Polen stehe vor einer fundamentalen Wahl, urteilt in seinem Feuilleton in der Wochenzeitschrift Sieci der Publizist und Schriftsteller Bronisław Wildstein. Die weitgehend durch das deutsch-französische Tandem bestimmte Politik der Europäischen Union habe sich als ein Fiasko erwiesen. Sie habe den russischen Angriffskrieg möglich gemacht und die daraus folgenden wirtschaftlichen Turbulenzen herbeigeführt. Die Verantwortlichen würden nun aber versuchen, durch eine Flucht nach vorne ihre Position zu retten. Dieses Manöver würde ihnen übrigens einen noch stärkeren Einfluss auf die Politik der EU ermöglichen. Der Publizist beziehe sich damit auf den Vorschlag, das Vetorecht in der Europäischen Union abzuschaffen. Dies würde laut Wildstein nicht zu einer Föderalisierung sondern zu einer totalen Zentralisierung der Staatengemeinschaft führen, in deren Folge man die Peripherie gänzlich dem Zentrum unterordnen würde. Es wäre dann aber keine Gemeinschaft mehr, sondern ein Neoimperium, das die Staaten Mittelost-Europas ihrer Unabhängigkeit berauben würde.

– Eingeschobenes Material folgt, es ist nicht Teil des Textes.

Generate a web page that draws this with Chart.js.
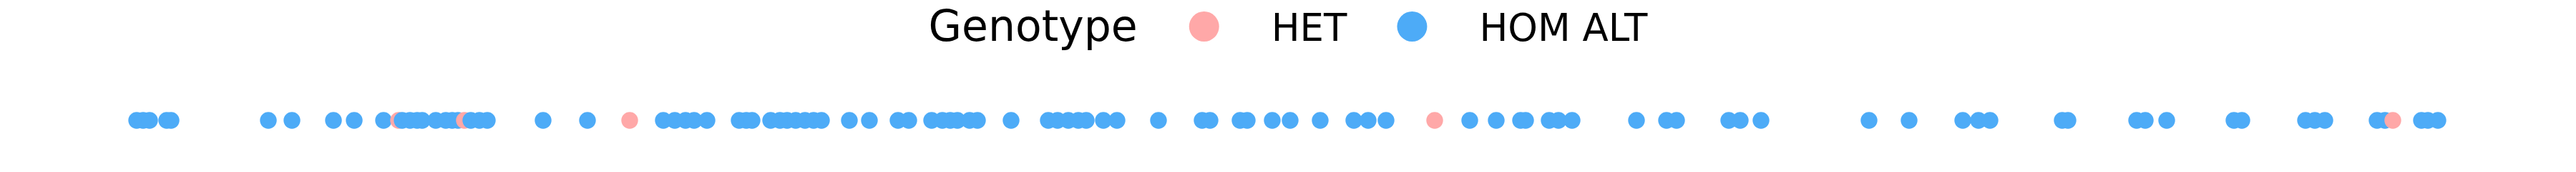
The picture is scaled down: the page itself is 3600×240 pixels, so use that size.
<!DOCTYPE html>
<html>
<head>
<meta charset="utf-8">
<script src="https://cdn.jsdelivr.net/npm/chart.js@4/dist/chart.umd.min.js"></script>
<style>
  html, body { margin: 0; padding: 0; background: #fff; }
  #wrap { width: 3600px; height: 240px; }
</style>
</head>
<body>
<div id="wrap"><canvas id="variantChart"></canvas></div>
<script>
// **************************
//    DATA
// **************************
const legendTitle = "Genotype";
const genotypes = ["HET", "HOM ALT"];
const genotypeColors = ["#ffa8a8", "#4dabf7"];

// variant positions along the region (axis units 0 - 360)
const hetPositions = [55.7, 64.9, 88.0, 200.5, 334.4];
const homAltPositions = [
    19.1, 20.0, 20.9, 23.3, 23.9, 37.5, 40.8, 46.6, 49.5, 53.6,
    56.2, 57.3, 58.3, 59.0, 60.9, 62.3, 63.2, 64.0, 65.8, 67.0,
    68.1, 75.9, 82.1, 92.7, 94.3, 95.8, 97.0, 98.8, 103.3, 104.3,
    105.1, 107.7, 109.0, 110.0, 111.2, 112.5, 113.7, 114.8, 118.7, 121.5,
    125.5, 127.0, 130.2, 131.7, 132.8, 133.8, 135.5, 136.6, 141.3, 146.5,
    147.8, 149.3, 150.7, 151.8, 154.2, 156.1, 161.9, 168.0, 169.1, 173.3,
    174.3, 177.8, 180.3, 184.5, 189.2, 191.2, 193.7, 205.4, 209.1, 212.5,
    213.2, 216.5, 217.8, 219.7, 228.7, 232.9, 234.3, 241.6, 243.2, 246.1,
    261.2, 266.8, 274.3, 276.5, 278.1, 288.2, 289.0, 298.6, 299.8, 302.8,
    312.2, 313.3, 322.2, 323.5, 324.9, 332.2, 333.3, 338.4, 339.3, 340.7
];
const axisMin = 0;
const axisMax = 360;

// one series sorted by position, so later points sit on top (as in the picture)
const variants = [
    ...hetPositions.map(p => ({ x: p, y: 0, g: 0 })),
    ...homAltPositions.map(p => ({ x: p, y: 0, g: 1 }))
].sort((a, b) => a.x - b.x);


// **************************
//    LEGEND (title inline, left of the items)
// **************************
const genotypeLegend = {
    id: "genotypeLegend",
    afterDraw(chart) {
        const ctx = chart.ctx;
        const titleFont = '60px "DejaVu Sans"';
        const itemFont = '53px "DejaVu Sans"';
        const markerR = 21;
        const titleGap = 72, textGap = 73, itemGap = 70;
        const cy = 37;
        const baseline = 57;

        ctx.save();
        ctx.textBaseline = "alphabetic";
        ctx.fillStyle = "#000";

        ctx.font = titleFont;
        const titleW = ctx.measureText(legendTitle).width;
        ctx.font = itemFont;
        const textW = genotypes.map(g => ctx.measureText(g).width);

        let total = titleW + titleGap;
        textW.forEach((w, i) => {
            total += markerR * 2 + textGap + w + (i < textW.length - 1 ? itemGap : 0);
        });

        let x = (chart.width - total) / 2;
        ctx.font = titleFont;
        ctx.fillText(legendTitle, x, baseline);
        x += titleW + titleGap;

        ctx.font = itemFont;
        genotypes.forEach((g, i) => {
            ctx.beginPath();
            ctx.arc(x + markerR, cy, markerR, 0, Math.PI * 2);
            ctx.fillStyle = genotypeColors[i];
            ctx.fill();
            x += markerR * 2 + textGap;
            ctx.fillStyle = "#000";
            ctx.fillText(g, x, baseline);
            x += textW[i] + itemGap;
        });
        ctx.restore();
    }
};


// **************************
//    CHART
// **************************
new Chart(document.getElementById("variantChart"), {
    type: "scatter",
    data: {
        datasets: [{
            label: legendTitle,
            data: variants,
            pointBackgroundColor: variants.map(v => genotypeColors[v.g]),
            pointBorderWidth: 0,
            pointRadius: 11.7,
            pointHoverRadius: 11.7
        }]
    },
    options: {
        responsive: true,
        maintainAspectRatio: false,
        animation: false,
        layout: {
            autoPadding: false,
            padding: { top: 96, right: 0, bottom: 0, left: 0 }
        },
        plugins: {
            legend: { display: false },
            tooltip: { enabled: false }
        },
        scales: {
            x: { type: "linear", min: axisMin, max: axisMax, display: false },
            y: { min: -1, max: 1, display: false }
        }
    },
    plugins: [genotypeLegend]
});
</script>
</body>
</html>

Der Publizist nimmt auch die emotionalen Diskussionen der letzten Monate um die Polen zustehenden Gelder aus dem Wiederaufbaufonds unter die Lupe. In dem Wirrwarr sei den meisten Kommentatoren die Tatsache entgangen, dass es sich bei den Hilfegeldern um Anleihen handle, die man früher oder später werde zurückzahlen müssen. Zum großen Teil werde man sie für die Beschränkung des CO2-Ausstosses verwenden müssen. Ihr Einfluss auf die Konkurrenzfähigkeit der polnischen Wirtschaft sei daher nach Ansicht von Wildstein fraglich. Darüber diskutiere man aber nicht. Denn alle Parteien würden den Wiederaufbaufonds als eine politische Waffe verwenden. Die Opposition sehe darin eine Chance, die Macht wiederzuerlangen, die Regierenden wiederum als einen möglichen Grund für ihre politische Niederlage. Die Haltung beider Seiten resultiere aus einer Überschätzung der ökonomischen Bedeutung von EU-Geldern für die polnische Wirtschaft, urteilt der Publizist.  Premierminister Morawiecki und sein Umfeld würden davon ausgehen, dass sie die anstehenden Wahlen verlieren würden, sollte Polen das Geld nicht bekommen. Deshalb seien sie bereit, im Streit mit Brüssel einen Kompromiss zu schließen. Um Wahlsiege zu erreichen, hätten sich die Konservativen in Westeuropa an die gängigen Meinungen in den letzten Jahren angepasst, auch wenn es keine Mehrheitsstimmen gewesen seien. Dies habe dazu geführt, dass sich diese Gruppierungen momentan von ihren einstigen politischen Konkurrenten gar nicht mehr unterscheiden würden. Die Konservativen seien zu einem Bestandteil des Mainstreams geworden, den sie noch vor kurzem doch so scharf angegriffen hätten. Allem Anschein nach würden die Konservativen in Polen gerade vor einem ähnlichen Problem stehen, urteilt Bronisław Wildstein in der Wochenzeitschrift Sieci.